Happy 23rd Birthday to me!
As glad and thankful I am to have lived 23 exciting years, I am beginning to look at birthdays with dread. Each year (ok maybe this is just the 2nd year haha), I ask myself – am I getting old and disillusioned? Hmm perhaps, it is a sign of times or the sign of age.
But as I let my thoughts settle, there is one temptation shining clearly in mind – the lure of redemption. The idea to do it all over again, make it perfect this time. No small flaws and no tiny errors.
It’s not helping that I see some of my friends have succumbed to it already – to start from scratch in the hope that everything will be all right this time.
But is that really possible, or is it even true?
I guess maybe or maybe not. We will never know till we crossed that path. The word “Arsenal” comes to mind – “we will always win the next season”. Hurhur. Another perspective – the whole project was a success, just that my standards are too high.

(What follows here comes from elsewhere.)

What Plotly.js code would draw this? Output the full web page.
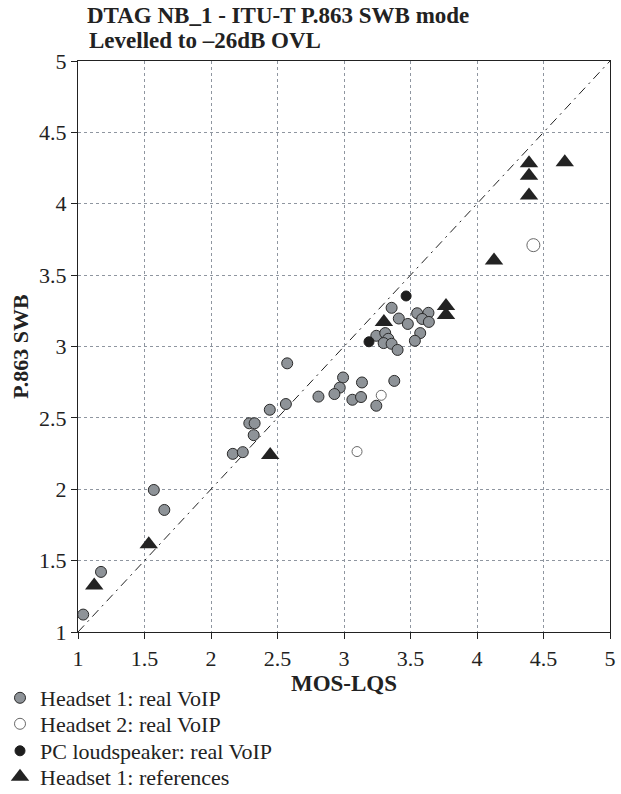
<!DOCTYPE html>
<html><head><meta charset="utf-8">
<script src="https://cdn.plot.ly/plotly-3.0.1.min.js"></script>
<style>body{margin:0;background:#fff}#c{width:621px;height:794px}</style>
</head><body><div id="c"></div>
<script>
const h1X=[3.358,3.412,3.48,3.55,3.635,3.588,3.638,3.573,3.533,3.243,3.31,3.333,3.298,3.358,3.403,2.573,2.993,3.135,3.378,2.968,2.928,2.808,3.063,3.128,3.243,2.563,2.442,2.288,2.328,2.321,2.164,2.239,1.57,1.649,1.173,1.039];
const h1Y=[3.271,3.196,3.158,3.233,3.236,3.193,3.172,3.094,3.04,3.075,3.094,3.054,3.024,3.019,2.976,2.882,2.783,2.748,2.759,2.712,2.667,2.649,2.627,2.646,2.585,2.597,2.557,2.462,2.462,2.379,2.248,2.26,1.995,1.855,1.421,1.122];
const h2X=[3.28,3.098,4.424];
const h2Y=[2.658,2.264,3.71];
const pcX=[3.467,3.188];
const pcY=[3.354,3.033];
const refX=[1.122,1.532,2.445,3.3,3.767,3.767,4.128,4.391,4.391,4.391,4.66];
const refY=[1.325,1.614,2.24,3.172,3.284,3.221,3.603,4.283,4.197,4.058,4.29];
const diagX=[1,5], diagY=[1,5];
const tickVals=[1,1.5,2,2.5,3,3.5,4,4.5,5];
const tickText=['1','1.5','2','2.5','3','3.5','4','4.5','5'];
const names=['Headset 1: real VoIP','Headset 2: real VoIP','PC loudspeaker: real VoIP','Headset 1: references'];
const titleLines=['DTAG NB_1 - ITU-T P.863 SWB mode','Levelled to –26dB OVL'];
const xTitle='MOS-LQS', yTitle='P.863 SWB';

const serif='"Liberation Serif","Times New Roman",serif';
const ink='#222';
const traces=[
 {x:diagX,y:diagY,mode:'lines',showlegend:false,hoverinfo:'skip',line:{color:ink,width:1,dash:'9px,5px,2px,5px'}},
 {x:h1X,y:h1Y,mode:'markers',name:names[0],legend:'legend',marker:{symbol:'circle',size:11,color:'#8e9398',line:{color:'#2a2a2a',width:1}}},
 {x:h2X,y:h2Y,mode:'markers',name:names[1],legend:'legend2',marker:{symbol:'circle',size:[10,10,13],color:'#ffffff',line:{color:'#2a2a2a',width:1}}},
 {x:pcX,y:pcY,mode:'markers',name:names[2],legend:'legend3',marker:{symbol:'circle',size:10,color:'#1e1e1e',line:{color:'#1e1e1e',width:1}}},
 {x:refX,y:refY,mode:'markers',name:names[3],legend:'legend4',marker:{symbol:'triangle-up',size:16,color:'#232323',line:{color:'#232323',width:0}}}
];
const ax={range:[1,5],tickvals:tickVals,ticktext:tickText,showgrid:true,gridcolor:'#8f96a0',griddash:'3px,3px',gridwidth:1,
  zeroline:false,showline:true,linecolor:ink,linewidth:1.2,mirror:true,ticks:'outside',ticklen:6,tickcolor:ink,automargin:true,
  tickfont:{family:serif,size:22,color:ink}};
const W=621,H=794,L=78,R=11,T=61,B=162,PW=W-L-R,PH=H-T-B;
function leg(rowY){return {xref:'paper',yref:'paper',x:(0-L)/PW,xanchor:'left',y:(H-B-rowY)/PH,yanchor:'middle',
  bgcolor:'rgba(0,0,0,0)',font:{family:serif,size:22,color:ink},itemwidth:30};}
const layout={
 width:W,height:H,paper_bgcolor:'#fff',plot_bgcolor:'#fff',
 margin:{l:L,r:R,t:T,b:B,autoexpand:false},
 title:{text:'<b>'+titleLines[0]+'</b>',font:{family:serif,size:23,color:ink},
   xref:'container',x:87/W,xanchor:'left',yref:'container',y:(H-15)/H,yanchor:'middle',automargin:false},
 annotations:[{text:'<b>'+titleLines[1]+'</b>',xref:'paper',yref:'paper',x:(87-L)/PW,y:1+(T-41)/PH,xanchor:'left',yanchor:'middle',
   showarrow:false,font:{family:serif,size:23,color:ink}}],
 xaxis:Object.assign({},ax,{title:{text:'<b>'+xTitle+'</b>',font:{family:serif,size:23,color:ink},standoff:4}}),
 yaxis:Object.assign({},ax,{title:{text:'<b>'+yTitle+'</b>',font:{family:serif,size:22,color:ink},standoff:4}}),
 legend:leg(698),legend2:leg(724),legend3:leg(751),legend4:leg(777),
 showlegend:true
};
Plotly.newPlot('c',traces,layout,{staticPlot:true});
</script></body></html>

Hmm, there is no turning back the clock. Only time for reflection, repentance and reciprocity. Glad am I that I have lived the life I had. I am not proud of all my actions, but I hope I have done some good in this world and that it made an impact.
Alas this is the wrong time to for such musing, birthdays are the time to honour all the people in your life. Time to go back to thanking those who wished me happy birthday!